» AIM OF THE TASK
Repeat everything from the first line of the listing below through the line that contains "111)), [[175, 121]]])", exactly. Leave out pictures.

>> begin INFORMATION PROVIDED

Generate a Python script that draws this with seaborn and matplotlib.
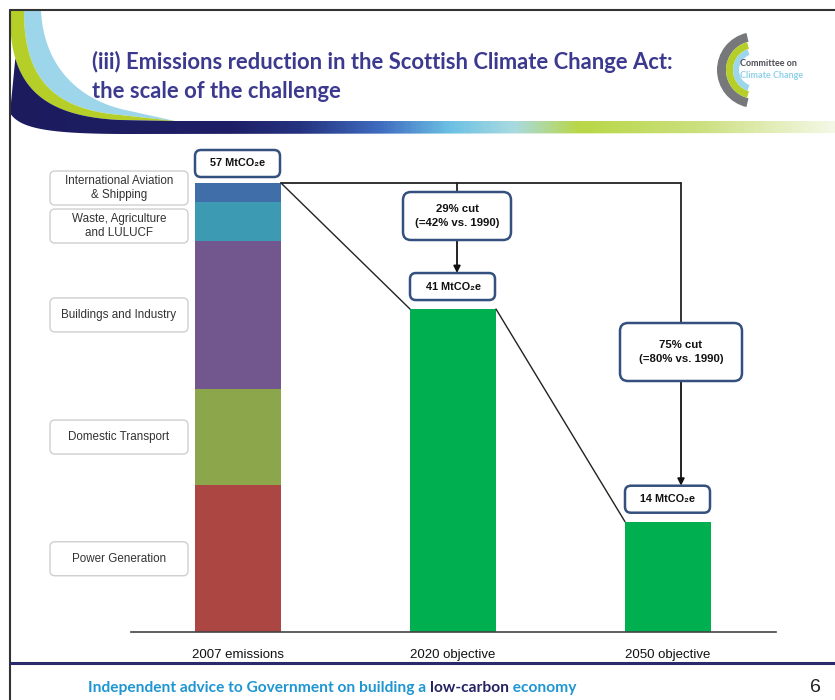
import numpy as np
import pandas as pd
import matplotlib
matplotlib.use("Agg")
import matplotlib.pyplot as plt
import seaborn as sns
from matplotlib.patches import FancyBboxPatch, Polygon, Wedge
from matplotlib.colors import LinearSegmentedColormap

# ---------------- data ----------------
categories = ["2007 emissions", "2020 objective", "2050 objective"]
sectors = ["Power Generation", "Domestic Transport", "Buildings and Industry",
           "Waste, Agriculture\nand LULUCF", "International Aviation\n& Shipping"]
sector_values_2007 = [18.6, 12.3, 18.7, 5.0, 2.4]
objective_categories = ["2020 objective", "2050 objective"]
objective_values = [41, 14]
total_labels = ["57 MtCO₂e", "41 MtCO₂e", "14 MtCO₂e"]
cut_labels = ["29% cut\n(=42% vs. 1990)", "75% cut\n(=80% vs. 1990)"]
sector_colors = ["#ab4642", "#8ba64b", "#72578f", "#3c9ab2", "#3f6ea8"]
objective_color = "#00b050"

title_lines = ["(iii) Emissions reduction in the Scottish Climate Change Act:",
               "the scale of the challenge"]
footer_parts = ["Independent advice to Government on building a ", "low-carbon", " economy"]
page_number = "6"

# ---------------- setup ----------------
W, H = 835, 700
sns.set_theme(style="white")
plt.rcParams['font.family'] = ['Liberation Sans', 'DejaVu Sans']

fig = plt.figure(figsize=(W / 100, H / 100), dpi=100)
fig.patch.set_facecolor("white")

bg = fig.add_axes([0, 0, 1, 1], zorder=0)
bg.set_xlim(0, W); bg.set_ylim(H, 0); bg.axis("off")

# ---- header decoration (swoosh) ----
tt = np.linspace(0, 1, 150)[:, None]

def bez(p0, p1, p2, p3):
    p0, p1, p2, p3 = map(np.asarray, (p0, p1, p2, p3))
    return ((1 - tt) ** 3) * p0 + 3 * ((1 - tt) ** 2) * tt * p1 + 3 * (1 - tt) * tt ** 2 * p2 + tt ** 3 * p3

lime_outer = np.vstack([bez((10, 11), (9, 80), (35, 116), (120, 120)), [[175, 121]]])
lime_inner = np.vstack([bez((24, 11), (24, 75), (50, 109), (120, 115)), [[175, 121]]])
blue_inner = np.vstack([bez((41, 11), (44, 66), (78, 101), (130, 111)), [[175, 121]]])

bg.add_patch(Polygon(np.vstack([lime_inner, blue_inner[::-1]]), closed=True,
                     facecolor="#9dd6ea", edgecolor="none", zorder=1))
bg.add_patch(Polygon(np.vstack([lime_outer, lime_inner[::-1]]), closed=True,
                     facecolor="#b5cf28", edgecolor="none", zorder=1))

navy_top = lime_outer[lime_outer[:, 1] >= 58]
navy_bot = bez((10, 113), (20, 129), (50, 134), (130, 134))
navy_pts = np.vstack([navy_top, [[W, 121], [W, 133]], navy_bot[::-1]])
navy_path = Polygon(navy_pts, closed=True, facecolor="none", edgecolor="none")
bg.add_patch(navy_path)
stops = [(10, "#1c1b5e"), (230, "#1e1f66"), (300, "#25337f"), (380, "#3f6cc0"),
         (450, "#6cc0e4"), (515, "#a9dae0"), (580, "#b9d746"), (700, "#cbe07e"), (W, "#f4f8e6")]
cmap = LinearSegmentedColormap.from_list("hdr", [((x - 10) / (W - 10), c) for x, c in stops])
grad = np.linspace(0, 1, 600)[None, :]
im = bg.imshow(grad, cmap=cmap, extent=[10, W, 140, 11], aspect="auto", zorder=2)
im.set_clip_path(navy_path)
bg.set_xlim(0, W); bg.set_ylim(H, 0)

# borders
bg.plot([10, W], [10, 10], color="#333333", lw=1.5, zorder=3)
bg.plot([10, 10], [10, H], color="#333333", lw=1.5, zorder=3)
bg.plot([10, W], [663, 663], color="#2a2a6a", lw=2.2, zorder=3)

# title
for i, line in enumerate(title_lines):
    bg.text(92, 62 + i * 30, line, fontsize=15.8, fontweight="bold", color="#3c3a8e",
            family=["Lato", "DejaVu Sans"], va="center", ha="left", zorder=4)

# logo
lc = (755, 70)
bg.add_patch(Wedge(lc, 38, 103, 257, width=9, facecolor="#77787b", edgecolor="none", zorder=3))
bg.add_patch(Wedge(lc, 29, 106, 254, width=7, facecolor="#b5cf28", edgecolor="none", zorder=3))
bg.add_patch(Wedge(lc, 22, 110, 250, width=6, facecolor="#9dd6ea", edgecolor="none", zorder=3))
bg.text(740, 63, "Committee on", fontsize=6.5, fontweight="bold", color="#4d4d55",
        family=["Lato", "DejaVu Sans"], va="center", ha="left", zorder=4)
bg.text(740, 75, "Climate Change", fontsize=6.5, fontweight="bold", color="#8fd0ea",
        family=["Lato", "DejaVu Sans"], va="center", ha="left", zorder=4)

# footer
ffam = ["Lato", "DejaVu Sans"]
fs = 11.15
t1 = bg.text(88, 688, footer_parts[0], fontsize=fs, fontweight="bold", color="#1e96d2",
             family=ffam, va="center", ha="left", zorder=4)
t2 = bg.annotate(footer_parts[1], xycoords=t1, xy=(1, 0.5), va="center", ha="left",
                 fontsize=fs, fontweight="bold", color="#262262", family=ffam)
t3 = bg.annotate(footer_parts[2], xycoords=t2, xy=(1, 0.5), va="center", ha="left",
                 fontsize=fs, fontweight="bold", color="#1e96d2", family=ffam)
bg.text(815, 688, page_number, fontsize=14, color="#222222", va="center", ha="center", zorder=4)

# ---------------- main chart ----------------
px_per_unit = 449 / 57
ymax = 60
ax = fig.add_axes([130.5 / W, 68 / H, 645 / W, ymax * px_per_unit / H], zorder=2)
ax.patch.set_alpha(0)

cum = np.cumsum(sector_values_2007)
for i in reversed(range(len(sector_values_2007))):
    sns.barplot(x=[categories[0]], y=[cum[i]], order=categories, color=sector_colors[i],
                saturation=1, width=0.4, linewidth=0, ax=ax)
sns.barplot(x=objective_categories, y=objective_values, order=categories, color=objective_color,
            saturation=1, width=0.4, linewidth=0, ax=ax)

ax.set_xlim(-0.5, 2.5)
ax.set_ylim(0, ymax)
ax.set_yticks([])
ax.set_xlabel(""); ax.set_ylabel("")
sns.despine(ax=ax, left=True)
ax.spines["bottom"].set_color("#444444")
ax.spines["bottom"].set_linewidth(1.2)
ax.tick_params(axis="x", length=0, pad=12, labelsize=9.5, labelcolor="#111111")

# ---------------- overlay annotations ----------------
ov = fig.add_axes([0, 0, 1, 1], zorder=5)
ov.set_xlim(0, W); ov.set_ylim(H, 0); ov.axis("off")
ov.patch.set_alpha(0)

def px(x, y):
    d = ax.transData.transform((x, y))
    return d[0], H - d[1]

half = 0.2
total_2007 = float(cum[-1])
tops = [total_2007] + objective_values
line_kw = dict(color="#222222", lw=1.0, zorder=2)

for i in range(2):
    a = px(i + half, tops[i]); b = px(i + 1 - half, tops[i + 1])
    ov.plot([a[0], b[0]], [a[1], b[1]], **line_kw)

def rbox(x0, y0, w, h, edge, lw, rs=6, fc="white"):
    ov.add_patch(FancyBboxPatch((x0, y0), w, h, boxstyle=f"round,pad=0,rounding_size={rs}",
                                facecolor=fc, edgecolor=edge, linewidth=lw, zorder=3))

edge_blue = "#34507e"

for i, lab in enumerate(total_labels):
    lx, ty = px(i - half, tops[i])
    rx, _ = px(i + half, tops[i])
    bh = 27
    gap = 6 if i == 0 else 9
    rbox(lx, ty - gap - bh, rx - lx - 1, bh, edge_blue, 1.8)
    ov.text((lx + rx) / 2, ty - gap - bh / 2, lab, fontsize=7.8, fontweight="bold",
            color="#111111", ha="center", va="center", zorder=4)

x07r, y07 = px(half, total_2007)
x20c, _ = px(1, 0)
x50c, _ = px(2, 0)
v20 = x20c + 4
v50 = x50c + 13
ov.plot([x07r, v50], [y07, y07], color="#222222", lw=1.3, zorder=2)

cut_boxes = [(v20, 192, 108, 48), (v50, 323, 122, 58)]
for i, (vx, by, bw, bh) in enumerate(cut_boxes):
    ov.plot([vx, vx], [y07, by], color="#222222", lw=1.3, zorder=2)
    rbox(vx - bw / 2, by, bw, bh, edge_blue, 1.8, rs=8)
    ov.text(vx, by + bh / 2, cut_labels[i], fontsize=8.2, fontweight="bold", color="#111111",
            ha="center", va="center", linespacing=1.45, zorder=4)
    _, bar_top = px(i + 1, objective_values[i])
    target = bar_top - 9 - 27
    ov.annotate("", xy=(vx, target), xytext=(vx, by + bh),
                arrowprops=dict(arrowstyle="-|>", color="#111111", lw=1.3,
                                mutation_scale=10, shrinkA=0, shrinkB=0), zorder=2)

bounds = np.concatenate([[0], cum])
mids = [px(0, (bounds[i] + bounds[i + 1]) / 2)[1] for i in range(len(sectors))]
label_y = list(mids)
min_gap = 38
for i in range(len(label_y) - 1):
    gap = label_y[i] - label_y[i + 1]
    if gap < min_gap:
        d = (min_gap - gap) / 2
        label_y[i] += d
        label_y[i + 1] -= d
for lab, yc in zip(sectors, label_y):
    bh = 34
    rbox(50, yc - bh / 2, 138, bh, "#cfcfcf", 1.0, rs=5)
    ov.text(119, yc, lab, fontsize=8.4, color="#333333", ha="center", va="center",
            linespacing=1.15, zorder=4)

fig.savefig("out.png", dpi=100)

>> end INFORMATION PROVIDED

» RESULT
Generate a Python script that draws this with seaborn and matplotlib.
import numpy as np
import pandas as pd
import matplotlib
matplotlib.use("Agg")
import matplotlib.pyplot as plt
import seaborn as sns
from matplotlib.patches import FancyBboxPatch, Polygon, Wedge
from matplotlib.colors import LinearSegmentedColormap

# ---------------- data ----------------
categories = ["2007 emissions", "2020 objective", "2050 objective"]
sectors = ["Power Generation", "Domestic Transport", "Buildings and Industry",
           "Waste, Agriculture\nand LULUCF", "International Aviation\n& Shipping"]
sector_values_2007 = [18.6, 12.3, 18.7, 5.0, 2.4]
objective_categories = ["2020 objective", "2050 objective"]
objective_values = [41, 14]
total_labels = ["57 MtCO₂e", "41 MtCO₂e", "14 MtCO₂e"]
cut_labels = ["29% cut\n(=42% vs. 1990)", "75% cut\n(=80% vs. 1990)"]
sector_colors = ["#ab4642", "#8ba64b", "#72578f", "#3c9ab2", "#3f6ea8"]
objective_color = "#00b050"

title_lines = ["(iii) Emissions reduction in the Scottish Climate Change Act:",
               "the scale of the challenge"]
footer_parts = ["Independent advice to Government on building a ", "low-carbon", " economy"]
page_number = "6"

# ---------------- setup ----------------
W, H = 835, 700
sns.set_theme(style="white")
plt.rcParams['font.family'] = ['Liberation Sans', 'DejaVu Sans']

fig = plt.figure(figsize=(W / 100, H / 100), dpi=100)
fig.patch.set_facecolor("white")

bg = fig.add_axes([0, 0, 1, 1], zorder=0)
bg.set_xlim(0, W); bg.set_ylim(H, 0); bg.axis("off")

# ---- header decoration (swoosh) ----
tt = np.linspace(0, 1, 150)[:, None]

def bez(p0, p1, p2, p3):
    p0, p1, p2, p3 = map(np.asarray, (p0, p1, p2, p3))
    return ((1 - tt) ** 3) * p0 + 3 * ((1 - tt) ** 2) * tt * p1 + 3 * (1 - tt) * tt ** 2 * p2 + tt ** 3 * p3

lime_outer = np.vstack([bez((10, 11), (9, 80), (35, 116), (120, 120)), [[175, 121]]])
lime_inner = np.vstack([bez((24, 11), (24, 75), (50, 109), (120, 115)), [[175, 121]]])
blue_inner = np.vstack([bez((41, 11), (44, 66), (78, 101), (130, 111)), [[175, 121]]])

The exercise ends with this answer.